---------- Record excerpts ----------
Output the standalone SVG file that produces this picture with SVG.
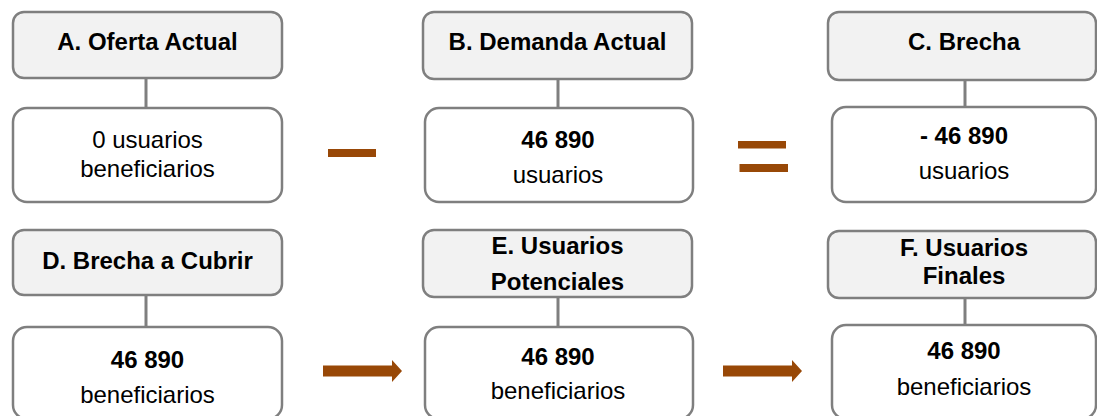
<svg xmlns="http://www.w3.org/2000/svg" width="1097" height="416" viewBox="0 0 1097 416">
<style>
.hd{fill:#f2f2f2;stroke:#7f7f7f;stroke-width:2.5}
.bd{fill:#ffffff;stroke:#7f7f7f;stroke-width:2.5}
.ln{stroke:#7f7f7f;stroke-width:3;fill:none}
.op{fill:#984807}
text{font-family:"Liberation Sans",Arial,sans-serif;font-size:24px;fill:#000;text-anchor:middle}
.b{font-weight:bold}
</style>
<rect width="1097" height="416" fill="#ffffff"/>
<g id="connectors">
<line class="ln" x1="146" y1="78" x2="146" y2="108"/>
<line class="ln" x1="558" y1="79" x2="558" y2="108"/>
<line class="ln" x1="965" y1="80" x2="965" y2="107"/>
<line class="ln" x1="146" y1="295" x2="146" y2="327"/>
<line class="ln" x1="558" y1="297" x2="558" y2="327"/>
<line class="ln" x1="965" y1="298" x2="965" y2="325"/>
</g>
<g id="operators">
<rect class="op" x="328" y="149" width="48" height="8"/>
<rect class="op" x="738" y="141" width="48" height="7.5"/>
<rect class="op" x="739.5" y="164" width="48.5" height="8"/>
<path class="op" d="M323 365.5 H392 V360 L402 371 L392 382 V376.5 H323 Z"/>
<path class="op" d="M723 365.5 H792 V360 L802 371 L792 382 V376.5 H723 Z"/>
</g>
<g id="nodeA">
<rect class="hd" x="13" y="12" width="269" height="66" rx="11"/>
<text class="b" x="147.5" y="50">A. Oferta Actual</text>
</g>
<g id="nodeA_val">
<rect class="bd" x="13" y="108" width="269" height="94" rx="14"/>
<text x="147.5" y="148">0 usuarios</text>
<text x="147.5" y="177">beneficiarios</text>
</g>
<g id="nodeB">
<rect class="hd" x="423" y="12" width="269" height="67" rx="11"/>
<text class="b" x="557.5" y="50">B. Demanda Actual</text>
</g>
<g id="nodeB_val">
<rect class="bd" x="425" y="108" width="268" height="94" rx="14"/>
<text class="b" x="558" y="148">46 890</text>
<text x="558" y="183">usuarios</text>
</g>
<g id="nodeC">
<rect class="hd" x="828" y="12" width="268" height="68" rx="11"/>
<text class="b" x="964" y="50">C. Brecha</text>
</g>
<g id="nodeC_val">
<rect class="bd" x="832" y="107" width="264" height="95" rx="14"/>
<text class="b" x="964" y="144">- 46 890</text>
<text x="964" y="179">usuarios</text>
</g>
<g id="nodeD">
<rect class="hd" x="13" y="230" width="269" height="65" rx="11"/>
<text class="b" x="147.5" y="269">D. Brecha a Cubrir</text>
</g>
<g id="nodeD_val">
<rect class="bd" x="13" y="327" width="269" height="92" rx="14"/>
<text class="b" x="147.5" y="368">46 890</text>
<text x="147.5" y="403">beneficiarios</text>
</g>
<g id="nodeE">
<rect class="hd" x="423" y="230" width="269" height="67" rx="11"/>
<text class="b" x="557.5" y="254">E. Usuarios</text>
<text class="b" x="557.5" y="290">Potenciales</text>
</g>
<g id="nodeE_val">
<rect class="bd" x="425" y="327" width="268" height="92" rx="14"/>
<text class="b" x="558" y="365">46 890</text>
<text x="558" y="399">beneficiarios</text>
</g>
<g id="nodeF">
<rect class="hd" x="828" y="231" width="268" height="67" rx="11"/>
<text class="b" x="964" y="256">F. Usuarios</text>
<text class="b" x="964" y="284">Finales</text>
</g>
<g id="nodeF_val">
<rect class="bd" x="832" y="325" width="264" height="94" rx="14"/>
<text class="b" x="964" y="359">46 890</text>
<text x="964" y="395">beneficiarios</text>
</g>
</svg>
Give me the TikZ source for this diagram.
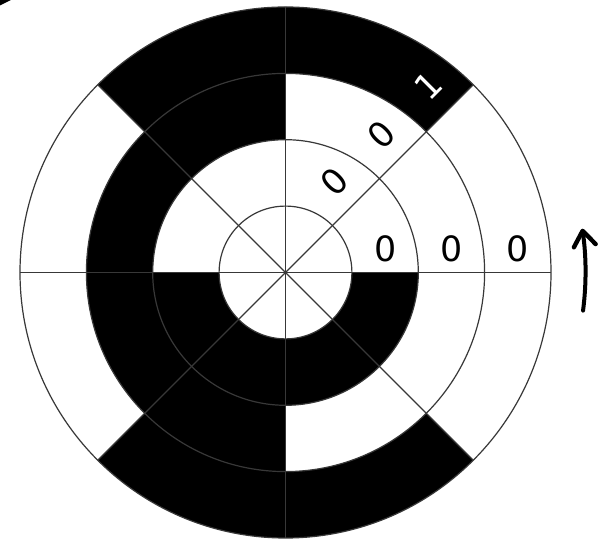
\documentclass[tikz,border=0pt]{standalone}
\usepackage{fontspec}
\setmainfont{DejaVu Sans}
\usetikzlibrary{arrows.meta,calc}
\tikzset{
  gridline/.style={draw=black!78, line width=1.2bp},
  digit/.style={inner sep=0pt, font=\fontsize{35}{35}\selectfont},
  turnarrow/.style={line width=4bp, line cap=round, -{Straight Barb[length=15bp,width=22bp,line width=0pt 1.1,round]}}
}
\newcommand{\annsec}[4]{% inner, outer, start, end
  \fill[black] ($(c)+(#3:#2)$) arc[start angle=#3, end angle=#4, radius=#2]
     -- ($(c)+(#4:#1)$) arc[start angle=#4, end angle=#3, radius=#1] -- cycle;}
\begin{document}
\begin{tikzpicture}[x=1bp,y=1bp]
\useasboundingbox (0,0) rectangle (603,539);
\fill[white] (0,0) rectangle (603,539);
\coordinate (c) at (285.5,266.5);
\def\ra{66.4}\def\rb{132.8}\def\rc{199.1}\def\rd{265.5}
% black sectors
\annsec{\ra}{\rb}{180}{360}
\annsec{\rb}{\rc}{90}{270}
\annsec{\rc}{\rd}{45}{135}
\annsec{\rc}{\rd}{225}{315}
% circles
\foreach \r in {\ra,\rb,\rc,\rd} \draw[gridline] (c) circle[radius=\r];
% diameters
\foreach \a in {0,45,90,135} \draw[gridline] ($(c)+(\a:\rd)$) -- ($(c)+(\a+180:\rd)$);
% labels along 0 deg
\node[digit] (h1) at ($(c)+(99.6,24)$) {0};
\node[digit] (h2) at ($(c)+(166,24)$) {0};
\node[digit] (h3) at ($(c)+(232.3,24)$) {0};
% labels along 45 deg
\node[digit, rotate=45] (d1) at ($(c)+(48.5,91)$) {0};
\node[digit, rotate=45] (d2) at ($(c)+(95.5,138)$) {0};
\node[digit, rotate=45, text=white] (d3) at ($(c)+(142.8,186.5)$) {1};
% rotation arrow
\coordinate (as) at ($(c)+(-7.3:300)$);
\draw[turnarrow] (as) arc[start angle=-7.3, end angle=8.4, radius=300];
% fragment in top-left corner
\fill[black] (0,539) -- (11,539) -- (0,533.5) -- cycle;
\end{tikzpicture}
\end{document}
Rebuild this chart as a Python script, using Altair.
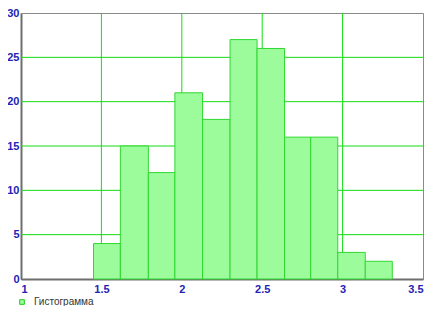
import altair as alt
import pandas as pd

counts = [4, 15, 12, 21, 18, 27, 26, 16, 16, 3, 2]
bin_edges = [1.451, 1.618, 1.792, 1.957, 2.129, 2.300, 2.468, 2.639, 2.802, 2.970, 3.141, 3.309]
x_ticks = [1, 1.5, 2, 2.5, 3, 3.5]
y_ticks = [0, 5, 10, 15, 20, 25, 30]
x_grid = [1.5, 2, 2.5, 3]
y_grid = [5, 10, 15, 20, 25]
series_name = "Гистограмма"

df = pd.DataFrame({
    "start": bin_edges[:-1],
    "end": bin_edges[1:],
    "count": counts,
    "base": [0] * len(counts),
    "series": [series_name] * len(counts),
})
vgrid = pd.DataFrame({"gx": x_grid})
hgrid = pd.DataFrame({"gy": y_grid})

label_font = "Liberation Sans"
label_color = "#2323b4"
grid_green = "#10dd10"

x_scale = alt.Scale(domain=[1, 3.5], nice=False, zero=False, padding=0)
y_scale = alt.Scale(domain=[0, 30], nice=False, padding=0)

x_axis = alt.Axis(values=x_ticks, title=None, grid=False, ticks=False,
                  format="~g",
                  labelFont=label_font, labelFontSize=11, labelFontWeight="bold",
                  labelColor=label_color, labelPadding=4,
                  labelFlush=True, labelOverlap=False,
                  domainColor="#6e6e6e", domainWidth=2)
y_axis = alt.Axis(values=y_ticks, title=None, grid=False, ticks=False,
                  labelFont=label_font, labelFontSize=11, labelFontWeight="bold",
                  labelColor=label_color, labelPadding=2,
                  labelOverlap=False, labelFlush=False,
                  domainColor="#6e6e6e", domainWidth=2)

vlines = alt.Chart(vgrid).mark_rule(color=grid_green, strokeWidth=1).encode(
    x=alt.X("gx:Q", scale=x_scale, axis=x_axis)
)
hlines = alt.Chart(hgrid).mark_rule(color=grid_green, strokeWidth=1).encode(
    y=alt.Y("gy:Q", scale=y_scale, axis=y_axis)
)

bars = alt.Chart(df).mark_rect(
    stroke="#2fd82f", strokeWidth=1, opacity=1
).encode(
    x=alt.X("start:Q", scale=x_scale, axis=x_axis),
    x2="end:Q",
    y=alt.Y("count:Q", scale=y_scale, axis=y_axis),
    y2="base:Q",
    fill=alt.Fill("series:N",
                  scale=alt.Scale(domain=[series_name], range=["#9cfc9c"]),
                  legend=alt.Legend(title=None, orient="none", legendX=-4, legendY=284,
                                    symbolType="square", symbolSize=22,
                                    symbolStrokeColor="#22cc22", symbolStrokeWidth=1,
                                    labelFont=label_font, labelFontSize=10,
                                    labelColor="#333333", labelOffset=7)),
)

chart = alt.layer(vlines, hlines, bars).properties(
    width=402,
    height=266,
    padding={"left": 13, "top": 5, "right": 2, "bottom": 27},
    autosize=alt.AutoSizeParams(type="none"),
).configure_view(
    stroke="#8a8a8a", strokeWidth=1
)

chart.save("out.html", embed_options={"renderer": "svg", "actions": False})
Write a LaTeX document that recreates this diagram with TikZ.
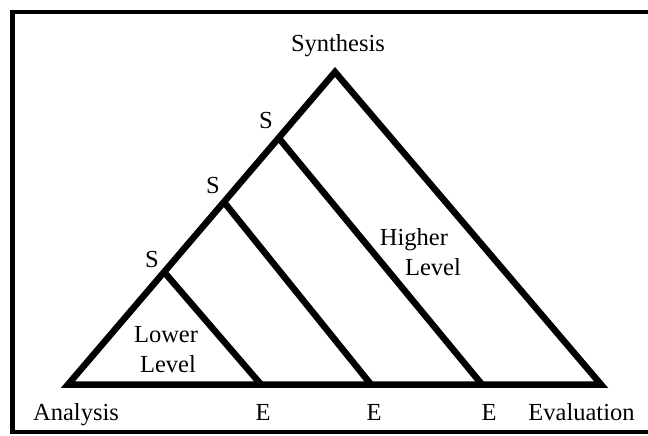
\documentclass[tikz,border=0pt]{standalone}
\usepackage{fontspec}
\setmainfont{Liberation Serif}
\usetikzlibrary{calc}
\begin{document}
\begin{tikzpicture}[x=1pt,y=-1pt,
  thick line/.style={line width=6.5pt,line join=miter},
  frame line/.style={line width=4.5pt},
  lbl/.style={font=\fontsize{24.5}{26}\selectfont,inner sep=0pt},
  blbl/.style={lbl,anchor=base}]
\useasboundingbox (0,0) rectangle (648,436);
% frame (open at right)
\draw[frame line] (648,12) -- (12.5,12) -- (12.5,432) -- (648,432);
% main triangle
\coordinate (apex) at (335,72);
\coordinate (bl) at (68,384.5);
\coordinate (br) at (601,384.5);
\draw[thick line] (bl) -- (apex) -- (br) -- cycle;
% S points on left side and E points on base
\coordinate (s1) at ($(bl)!0.36!(apex)$);
\coordinate (s2) at ($(bl)!0.584!(apex)$);
\coordinate (s3) at ($(bl)!0.789!(apex)$);
\coordinate (e1) at (261,384.5);
\coordinate (e2) at (371,384.5);
\coordinate (e3) at (482,384.5);
\draw[thick line] (s1) -- (e1);
\draw[thick line] (s2) -- (e2);
\draw[thick line] (s3) -- (e3);
% labels
\node[blbl] (syn) at (338,52) {Synthesis};
\node[lbl] (ls1) at (152,260) {S};
\node[lbl] (ls2) at (213,186) {S};
\node[lbl] (ls3) at (266,121) {S};
\node[blbl] (hl1) at (414,245) {Higher};
\node[blbl] (hl2) at (433,275) {Level};
\node[blbl] (ll1) at (166,342) {Lower};
\node[blbl] (ll2) at (168,372) {Level};
\node[blbl] (ana) at (76,420) {Analysis};
\node[blbl] (le1) at (263,420) {E};
\node[blbl] (le2) at (374,420) {E};
\node[blbl] (le3) at (489,420) {E};
\node[blbl] (eva) at (581.5,420) {Evaluation};
\end{tikzpicture}
\end{document}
----------
Leave the pictures out, and please copy only the lines from the one with "Write a LaTeX" through the end of the listing.

Write a LaTeX document that recreates this diagram with TikZ.
\documentclass[tikz,border=0pt]{standalone}
\usepackage{fontspec}
\setmainfont{Liberation Serif}
\usetikzlibrary{calc}
\begin{document}
\begin{tikzpicture}[x=1pt,y=-1pt,
  thick line/.style={line width=6.5pt,line join=miter},
  frame line/.style={line width=4.5pt},
  lbl/.style={font=\fontsize{24.5}{26}\selectfont,inner sep=0pt},
  blbl/.style={lbl,anchor=base}]
\useasboundingbox (0,0) rectangle (648,436);
% frame (open at right)
\draw[frame line] (648,12) -- (12.5,12) -- (12.5,432) -- (648,432);
% main triangle
\coordinate (apex) at (335,72);
\coordinate (bl) at (68,384.5);
\coordinate (br) at (601,384.5);
\draw[thick line] (bl) -- (apex) -- (br) -- cycle;
% S points on left side and E points on base
\coordinate (s1) at ($(bl)!0.36!(apex)$);
\coordinate (s2) at ($(bl)!0.584!(apex)$);
\coordinate (s3) at ($(bl)!0.789!(apex)$);
\coordinate (e1) at (261,384.5);
\coordinate (e2) at (371,384.5);
\coordinate (e3) at (482,384.5);
\draw[thick line] (s1) -- (e1);
\draw[thick line] (s2) -- (e2);
\draw[thick line] (s3) -- (e3);
% labels
\node[blbl] (syn) at (338,52) {Synthesis};
\node[lbl] (ls1) at (152,260) {S};
\node[lbl] (ls2) at (213,186) {S};
\node[lbl] (ls3) at (266,121) {S};
\node[blbl] (hl1) at (414,245) {Higher};
\node[blbl] (hl2) at (433,275) {Level};
\node[blbl] (ll1) at (166,342) {Lower};
\node[blbl] (ll2) at (168,372) {Level};
\node[blbl] (ana) at (76,420) {Analysis};
\node[blbl] (le1) at (263,420) {E};
\node[blbl] (le2) at (374,420) {E};
\node[blbl] (le3) at (489,420) {E};
\node[blbl] (eva) at (581.5,420) {Evaluation};
\end{tikzpicture}
\end{document}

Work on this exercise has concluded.